**DATA BLOCK:**
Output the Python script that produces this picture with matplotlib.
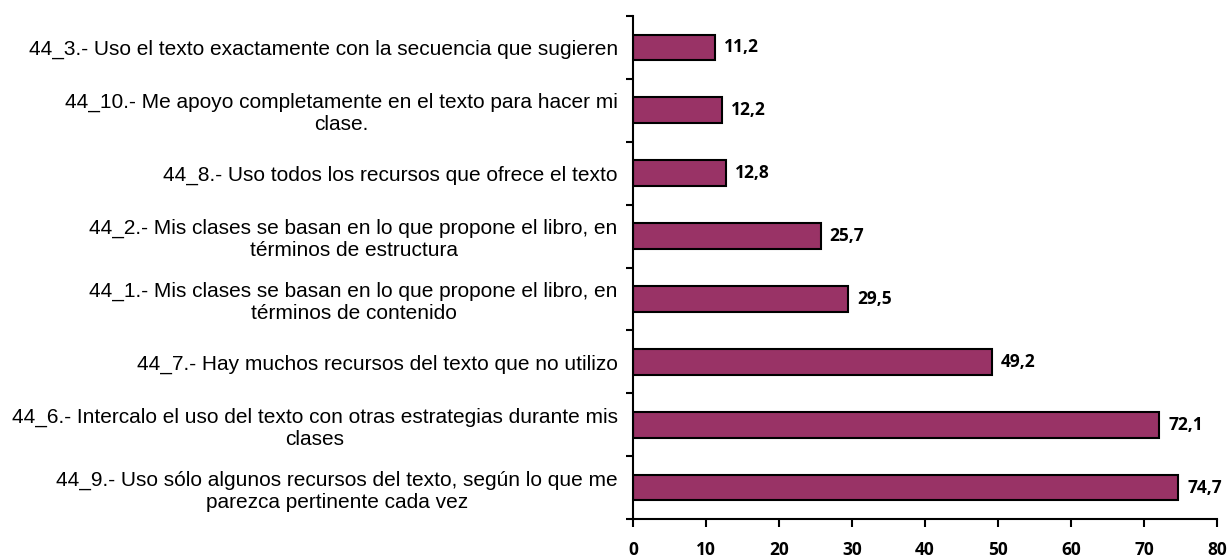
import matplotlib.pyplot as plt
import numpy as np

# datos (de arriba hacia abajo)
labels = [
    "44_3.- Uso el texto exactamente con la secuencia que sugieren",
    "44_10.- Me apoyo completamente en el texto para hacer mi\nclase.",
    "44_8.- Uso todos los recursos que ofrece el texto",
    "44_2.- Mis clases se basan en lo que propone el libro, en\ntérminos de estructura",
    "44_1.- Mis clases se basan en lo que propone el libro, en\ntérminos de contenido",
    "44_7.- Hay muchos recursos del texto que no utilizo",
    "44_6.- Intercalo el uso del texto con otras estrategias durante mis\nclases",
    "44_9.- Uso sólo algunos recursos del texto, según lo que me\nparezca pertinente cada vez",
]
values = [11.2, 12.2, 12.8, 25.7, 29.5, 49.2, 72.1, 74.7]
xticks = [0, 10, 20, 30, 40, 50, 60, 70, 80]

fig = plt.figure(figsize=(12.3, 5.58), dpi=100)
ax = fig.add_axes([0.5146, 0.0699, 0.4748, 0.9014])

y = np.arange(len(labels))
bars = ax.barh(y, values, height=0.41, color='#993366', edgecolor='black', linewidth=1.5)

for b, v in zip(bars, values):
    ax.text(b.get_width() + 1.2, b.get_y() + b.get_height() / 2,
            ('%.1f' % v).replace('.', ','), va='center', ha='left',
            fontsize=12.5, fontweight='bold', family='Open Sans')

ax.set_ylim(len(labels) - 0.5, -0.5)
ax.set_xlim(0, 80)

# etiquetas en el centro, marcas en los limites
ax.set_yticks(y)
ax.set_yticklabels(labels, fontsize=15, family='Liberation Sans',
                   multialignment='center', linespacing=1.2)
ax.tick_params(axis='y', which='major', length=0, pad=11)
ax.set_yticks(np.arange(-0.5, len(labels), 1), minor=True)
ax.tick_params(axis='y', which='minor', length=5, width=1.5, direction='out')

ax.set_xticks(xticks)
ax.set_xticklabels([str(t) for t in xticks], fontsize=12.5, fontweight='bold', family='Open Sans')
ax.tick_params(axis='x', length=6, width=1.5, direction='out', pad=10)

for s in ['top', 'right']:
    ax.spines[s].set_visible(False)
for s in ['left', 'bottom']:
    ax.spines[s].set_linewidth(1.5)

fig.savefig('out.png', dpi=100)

**YOUR INSTRUCTIONS:** Give again exactly the lines running from the beginning of the material above through the line that contains "import numpy as np", and leave out every picture.

**SOLUTION TO THIS TASK:**
Output the Python script that produces this picture with matplotlib.
import matplotlib.pyplot as plt
import numpy as np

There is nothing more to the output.